Prior to the start of the Industrial Revolution, near the end of the eighteenth century, the most powerful countries in Europe (and in the world overall) were Britain and France. The United States had just achieved an independence that was considered tenuous by the European powers: many did not believe this experiment in democracy would succeed.
It's partly a coincidence that, just at this time, the French Revolution began and threw Europe and much of the rest of the world into political and social turmoil, continuing with the Napoleonic wars, which followed and were not concluded until 1815. These upheavals changed the power structure in Europe, but they did so partly in a way that actually counterbalanced the effects of industrialization.

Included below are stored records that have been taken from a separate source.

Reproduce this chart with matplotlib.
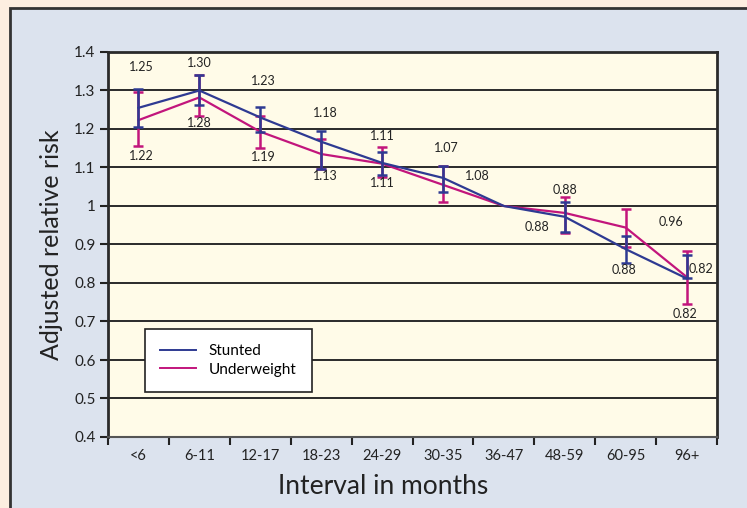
import numpy as np
import matplotlib
matplotlib.use("Agg")
import matplotlib.pyplot as plt
from matplotlib.patches import Rectangle

plt.rcParams['font.family'] = ['Lato', 'DejaVu Sans']

# data
categories = ["<6", "6-11", "12-17", "18-23", "24-29", "30-35", "36-47", "48-59", "60-95", "96+"]
stunted = [1.255, 1.30, 1.23, 1.167, 1.112, 1.073, 1.0, 0.972, 0.888, 0.812]
stunted_lo = [1.204, 1.262, 1.193, 1.096, 1.08, 1.037, np.nan, 0.933, 0.853, 0.812]
stunted_hi = [1.304, 1.34, 1.258, 1.195, 1.141, 1.105, np.nan, 1.011, 0.922, 0.873]
underweight = [1.223, 1.282, 1.193, 1.135, 1.11, 1.055, 1.0, 0.982, 0.944, 0.816]
under_lo = [1.156, 1.234, 1.15, 1.096, 1.075, 1.01, np.nan, 0.931, 0.894, 0.745]
under_hi = [1.297, 1.34, 1.234, 1.175, 1.154, 1.105, np.nan, 1.024, 0.993, 0.883]

# value labels as printed on the chart (text, x in category units, y)
label_text = ["1.25", "1.22", "1.30", "1.28", "1.23", "1.19", "1.18", "1.13",
              "1.11", "1.11", "1.07", "1.08", "0.88", "0.88", "0.96", "0.88", "0.82", "0.82"]
label_x = [0.05, 0.05, 1.0, 1.0, 2.05, 2.05, 3.07, 3.07,
           4.0, 4.0, 5.05, 5.56, 7.0, 6.54, 8.74, 7.98, 9.23, 8.97]
label_y = [1.361, 1.13, 1.371, 1.216, 1.325, 1.127, 1.242, 1.078,
           1.182, 1.06, 1.151, 1.078, 1.042, 0.945, 0.958, 0.834, 0.836, 0.72]

yticks = [0.4, 0.5, 0.6, 0.7, 0.8, 0.9, 1.0, 1.1, 1.2, 1.3, 1.4]

BLUE = "#2e3a92"
MAGENTA = "#c2157c"

fig = plt.figure(figsize=(7.47, 5.08), dpi=100)
fig.patch.set_facecolor("#fdeee0")
panel = Rectangle((9.5 / 747, -0.1), 1.2, (508 - 8.5) / 508 + 0.1,
                  transform=fig.transFigure, facecolor="#dce3ee",
                  edgecolor="#333333", lw=2, zorder=-5)
fig.patches.append(panel)

ax = fig.add_axes([108 / 747, (508 - 437) / 508, 609 / 747, 385 / 508])
ax.set_zorder(2)
ax.set_facecolor("#fffbe8")

x = np.arange(len(categories))

def draw(vals, lo, hi, color, z, name):
    vals = np.array(vals)
    lo = np.array(lo)
    hi = np.array(hi)
    err = np.vstack([vals - lo, hi - vals])
    line, = ax.plot(x, vals, color=color, lw=1.6, zorder=z, label=name)
    ax.errorbar(x, vals, yerr=err, fmt="none", ecolor=color, elinewidth=1.8,
                capsize=3.5, capthick=1.8, zorder=z)
    return line

l_under = draw(underweight, under_lo, under_hi, MAGENTA, 3, "Underweight")
l_stunt = draw(stunted, stunted_lo, stunted_hi, BLUE, 4, "Stunted")

for t, lx, ly in zip(label_text, label_x, label_y):
    ax.text(lx, ly, t, ha="center", va="center", fontsize=9, color="#222222", zorder=5)

ax.set_xlim(-0.5, len(categories) - 0.5)
ax.set_ylim(0.4, 1.4)
ax.set_yticks(yticks)
ax.set_yticklabels(["%g" % v for v in yticks], fontsize=11, color="#222222")
ax.set_xticks(x)
ax.set_xticklabels(categories, fontsize=10.5, color="#222222")
ax.set_xticks(np.arange(-0.5, len(categories)), minor=True)
ax.tick_params(axis="x", which="major", length=0, pad=9)
ax.tick_params(axis="x", which="minor", length=6, width=1.5, color="#222222")
ax.tick_params(axis="y", length=6, width=1.5, color="#222222", pad=3)

for v in yticks[1:-1]:
    ax.axhline(v, color="#2a2a2a", lw=1.4, zorder=1)

for s in ["left", "top", "right"]:
    ax.spines[s].set_color("#2a2a2a")
    ax.spines[s].set_linewidth(2)
ax.spines["bottom"].set_color("#555555")
ax.spines["bottom"].set_linewidth(1.5)

ax.set_ylabel("Adjusted relative risk", fontsize=18, color="#222222", labelpad=8)
fig.text(383 / 747, 1 - 487 / 508, "Interval in months", fontsize=19,
         color="#222222", ha="center", va="center")

leg = ax.legend([l_stunt, l_under], ["Stunted", "Underweight"], loc="lower left",
                bbox_to_anchor=(0.06, 0.117), fontsize=11, frameon=True,
                fancybox=False, handlelength=2.4, borderpad=1.0, labelspacing=0.3,
                handletextpad=0.8, borderaxespad=0)
leg.get_frame().set_edgecolor("#222222")
leg.get_frame().set_linewidth(1.2)
leg.get_frame().set_facecolor("white")
leg.get_frame().set_alpha(1)
for h in leg.get_lines():
    h.set_linewidth(1.4)
leg.set_zorder(6)

fig.savefig("out.png", dpi=100, facecolor=fig.get_facecolor())
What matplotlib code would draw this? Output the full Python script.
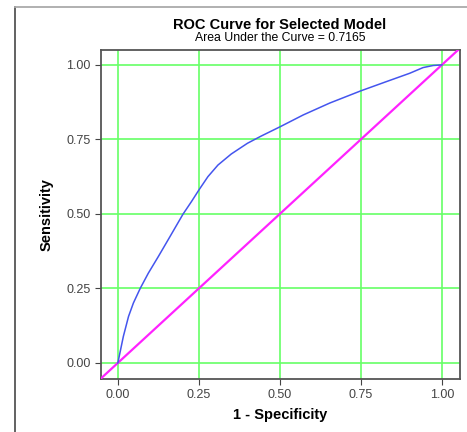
import matplotlib.pyplot as plt
from matplotlib.lines import Line2D

plt.rcParams['font.family'] = ['Liberation Sans', 'DejaVu Sans']

# ROC curve points
fpr = [0.0, 0.017, 0.033, 0.048, 0.069, 0.094, 0.125, 0.161, 0.201, 0.227,
       0.25, 0.278, 0.309, 0.35, 0.40, 0.442, 0.5, 0.572, 0.654,
       0.75, 0.829, 0.901, 0.942, 0.973, 1.0]
tpr = [0.0, 0.089, 0.156, 0.201, 0.25, 0.301, 0.357, 0.424, 0.499, 0.541,
       0.58, 0.625, 0.664, 0.701, 0.737, 0.761, 0.792, 0.832, 0.872,
       0.913, 0.944, 0.972, 0.991, 0.998, 1.0]
ticks = [0.0, 0.25, 0.5, 0.75, 1.0]
tick_labels = ['0.00', '0.25', '0.50', '0.75', '1.00']
diag = [-0.06, 1.06]
auc = 0.7165

fig = plt.figure(figsize=(4.67, 4.32), dpi=100)
ax = fig.add_axes([101 / 467, 1 - 379 / 432, 359 / 467, 329 / 432])

# outer frame (left and top only)
fig.add_artist(Line2D([15 / 467, 15 / 467], [0, 1 - 7 / 432], transform=fig.transFigure,
                      color='#555555', lw=1.3))
fig.add_artist(Line2D([15 / 467, 1], [1 - 7 / 432, 1 - 7 / 432], transform=fig.transFigure,
                      color='#aaaaaa', lw=1.3))

ax.grid(True, color='#66ff66', linewidth=1.2)
ax.set_axisbelow(True)
ax.plot(diag, diag, color='#ff22ff', lw=1.6, zorder=3)
ax.plot(fpr, tpr, color='#4455ee', lw=1.1, zorder=4)

ax.set_xlim(-0.052, 1.056)
ax.set_ylim(-0.054, 1.05)
ax.set_xticks(ticks)
ax.set_yticks(ticks)
ax.set_xticklabels(tick_labels)
ax.set_yticklabels(tick_labels)
ax.tick_params(labelsize=9, labelcolor='#444444', color='#444444', length=4)
for s in ax.spines.values():
    s.set_color('#555555')
    s.set_linewidth(1.3)

ax.set_xlabel('1 - Specificity', fontsize=10.5, fontweight='bold', labelpad=5)
ax.set_ylabel('Sensitivity', fontsize=10.5, fontweight='bold', labelpad=9)

fig.text(280 / 467, 1 - 25 / 432, 'ROC Curve for Selected Model', ha='center', va='center',
         fontsize=10.5, fontweight='bold')
fig.text(280 / 467, 1 - 38 / 432, 'Area Under the Curve = %.4f' % auc, ha='center',
         va='center', fontsize=8.8)

fig.savefig('out.png', dpi=100)
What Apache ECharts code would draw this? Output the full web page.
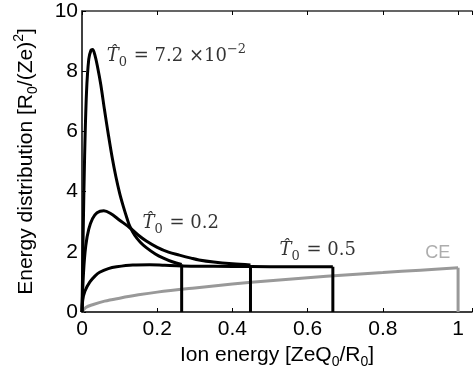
<!DOCTYPE html>
<html>
<head>
<meta charset="utf-8">
<script src="https://cdn.jsdelivr.net/npm/echarts@6/dist/echarts.min.js"></script>
<style>
  html, body { margin: 0; padding: 0; background: #fff; }
  #chart { width: 475px; height: 375px; }
</style>
</head>
<body>
<div id="chart"></div>
<script>
// curves, [ion energy, distribution]
const curveT072 = [[0,0],[0.003,2.5],[0.007,5.2],[0.012,7.3],[0.018,8.4],[0.024,8.7],[0.028,8.72],[0.034,8.55],[0.042,8.1],[0.05,7.55],[0.06,6.7],[0.07,5.9],[0.08,5.15],[0.09,4.5],[0.1,3.95],[0.11,3.5],[0.12,3.1],[0.127,2.85],[0.14,2.55],[0.155,2.32],[0.171,2.14],[0.195,1.93],[0.215,1.8],[0.24,1.67],[0.265,1.58]]
const curveT02 = [[0,0],[0.004,1.3],[0.01,2.2],[0.018,2.75],[0.028,3.1],[0.04,3.3],[0.058,3.36],[0.075,3.28],[0.1,3.05],[0.127,2.8],[0.15,2.55],[0.171,2.36],[0.2,2.15],[0.23,1.99],[0.259,1.89],[0.29,1.79],[0.311,1.73],[0.35,1.66],[0.4,1.6],[0.448,1.56]]
const curveT05 = [[0,0],[0.002,0.4],[0.008,0.7],[0.021,1.0],[0.035,1.2],[0.047,1.32],[0.07,1.44],[0.092,1.5],[0.135,1.56],[0.18,1.57],[0.22,1.55],[0.265,1.53],[0.35,1.52],[0.45,1.51],[0.55,1.5],[0.667,1.5]]
const curveCE = [[0,0],[0.01,0.15],[0.03,0.25],[0.06,0.36],[0.1,0.46],[0.15,0.57],[0.2,0.66],[0.3,0.8],[0.4,0.93],[0.5,1.04],[0.6,1.14],[0.7,1.23],[0.8,1.31],[0.9,1.39],[1.0,1.47]]
const xTicks = [0, 0.2, 0.4, 0.6, 0.8, 1]
const yTicks = [0, 2, 4, 6, 8, 10]
// label anchors [x, y] (left edge, middle)
const labelPos = [[0.066, 8.5], [0.161, 2.95], [0.525, 2.05], [0.913, 1.95]]
const labelText = [
  '{t|T\u0302}{sub|0}{n| = 7.2 ×10}{sup|−2}',
  '{t|T\u0302}{sub|0}{n| = 0.2}',
  '{t|T\u0302}{sub|0}{n| = 0.5}',
  '{ce|CE}'
]

const serif = "'DejaVu Serif', 'Liberation Serif', serif"
const sans = "'Liberation Sans', Arial, sans-serif"
const mathRich = {
  t: { fontFamily: serif, fontStyle: 'italic', fontSize: 18, color: '#000', lineHeight: 26 },
  n: { fontFamily: serif, fontSize: 18, color: '#000', lineHeight: 26 },
  sub: { fontFamily: serif, fontSize: 13, color: '#000', verticalAlign: 'bottom', lineHeight: 26, padding: [0, 1, 0, 0] },
  sup: { fontFamily: serif, fontSize: 13, color: '#000', verticalAlign: 'top', lineHeight: 26 },
  ce: { fontFamily: sans, fontSize: 18, color: '#999', lineHeight: 26 }
}
const nameRich = {
  a: { fontFamily: sans, fontSize: 21, color: '#000', lineHeight: 28 },
  sub: { fontFamily: sans, fontSize: 14, color: '#000', verticalAlign: 'bottom', lineHeight: 28 },
  sup: { fontFamily: sans, fontSize: 14, color: '#000', verticalAlign: 'top', lineHeight: 28 }
}

const near = (v, list) => list.some(t => Math.abs(v - t) < 1e-6)

const lineSeries = (data, color) => ({
  type: 'line', data, smooth: 0.35, showSymbol: false, symbol: 'none',
  lineStyle: { color, width: 3 }, z: 3, animation: false
})
const dropSeries = (data, color) => {
  const last = data[data.length - 1]
  return {
    type: 'line', data: [last, [last[0], 0]], showSymbol: false, symbol: 'none',
    lineStyle: { color, width: 3 }, z: 3, animation: false
  }
}

const chart = echarts.init(document.getElementById('chart'))
chart.setOption({
  animation: false,
  grid: { left: 82, top: 11, right: 0, bottom: 63 },
  xAxis: [
    {
      type: 'value', min: 0, max: 1.037, interval: 0.2,
      name: '{a|Ion energy [ZeQ}{sub|0}{a|/R}{sub|0}{a|]}', nameLocation: 'middle', nameGap: 29,
      nameTextStyle: { rich: nameRich, fontFamily: sans, fontSize: 21, color: '#000' },
      axisLine: { lineStyle: { color: '#000', width: 1.5 } },
      axisTick: { inside: true, length: 4, lineStyle: { color: '#000' } },
      axisLabel: {
        fontFamily: sans, fontSize: 21, color: '#000', margin: 7,
        formatter: v => near(v, xTicks) ? String(+v.toFixed(1)) : ''
      },
      splitLine: { show: false }
    },
    {
      type: 'value', position: 'top', min: 0, max: 1.037, interval: 0.2,
      axisLine: { lineStyle: { color: '#333', width: 1.5 } },
      axisTick: { inside: true, length: 4, lineStyle: { color: '#000' } },
      axisLabel: { show: false }, splitLine: { show: false }
    }
  ],
  yAxis: {
    type: 'value', min: 0, max: 10, interval: 2,
    name: '{a|Energy distribution [R}{sub|0}{a|/(Ze)}{sup|2}{a|]}', nameLocation: 'middle', nameGap: 42,
    nameTextStyle: { rich: nameRich, fontFamily: sans, fontSize: 21, color: '#000' },
    axisLine: { show: true, lineStyle: { color: '#000', width: 1.5 } },
    axisTick: { show: true, inside: true, length: 4, lineStyle: { color: '#000' } },
    axisLabel: {
      fontFamily: sans, fontSize: 21, color: '#000', margin: 4,
      formatter: v => near(v, yTicks) ? String(v) : ''
    },
    splitLine: { show: false }
  },
  series: [
    lineSeries(curveCE, '#999'), dropSeries(curveCE, '#999'),
    lineSeries(curveT072, '#000'), dropSeries(curveT072, '#000'),
    lineSeries(curveT02, '#000'), dropSeries(curveT02, '#000'),
    lineSeries(curveT05, '#000'), dropSeries(curveT05, '#000'),
    {
      type: 'scatter', symbolSize: 0, z: 5, silent: true,
      data: labelPos.map((p, i) => ({
        value: p,
        label: { show: true, position: 'right', distance: 0, formatter: labelText[i], rich: mathRich }
      }))
    }
  ]
})
</script>
</body>
</html>
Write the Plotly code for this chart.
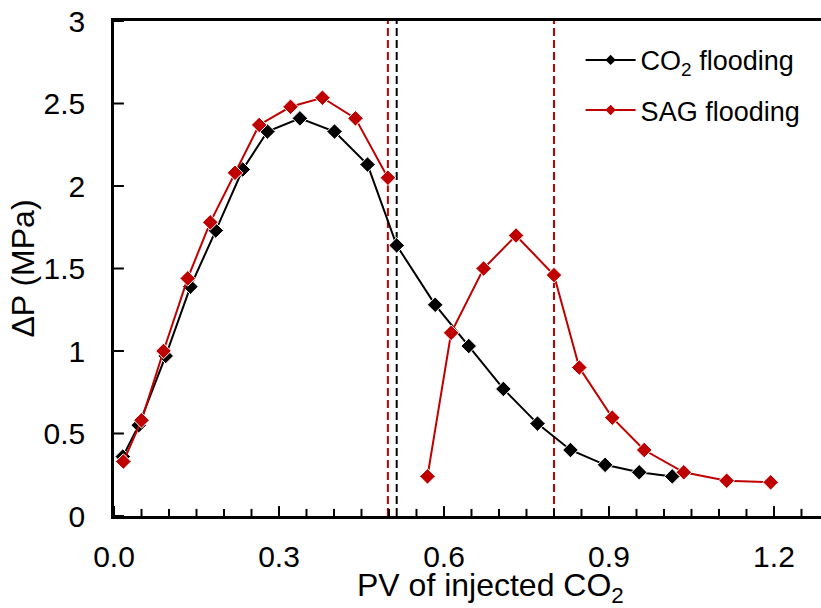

This is because Russia became a major power in Europe, despite the fact that, for the next hundred years, it continued to have less industry than the Western European countries. At the same time, however, industrialization became as rapid in the German states as in Britain and France. The economic wealth created by industry was one factor that enabled the unification of Germany in 1871. Now, the major world powers were Britain, France, Germany, Russia (in spite of Russia's still mostly agrarian economy), and the United States. Within the United States, industrialization in the North was partly, if not mostly, what enabled its victory in the Civil War. So, during the period from 1789 to 1865, the balance of power within the United States had shifted from more or less equality between North and South to dominance by the North. With the Union victory, the United States became a major world player, rivaling and eventually surpassing the European powers.
Apart from Russia, those countries which had not achieved industrialization, such as the Ottoman Empire and China, fell behind. Ottoman Turkey became a quasi-client state, first of Britain, and then, as World War I approached, of Germany. China came under the economic dominance of Britain, as did most of Asia, either through direct colonization (in India) or through the economic leverage Britain asserted. Japan did not became a world power until the modernization of its military and the industry it began to develop in the late nineteenth century. All of these power shifts, whether or not they were the ultimate result of the Industrial Revolution, set the stage for the two world wars of the twentieth century and the subsequent developments leading to the situation existing in the world today.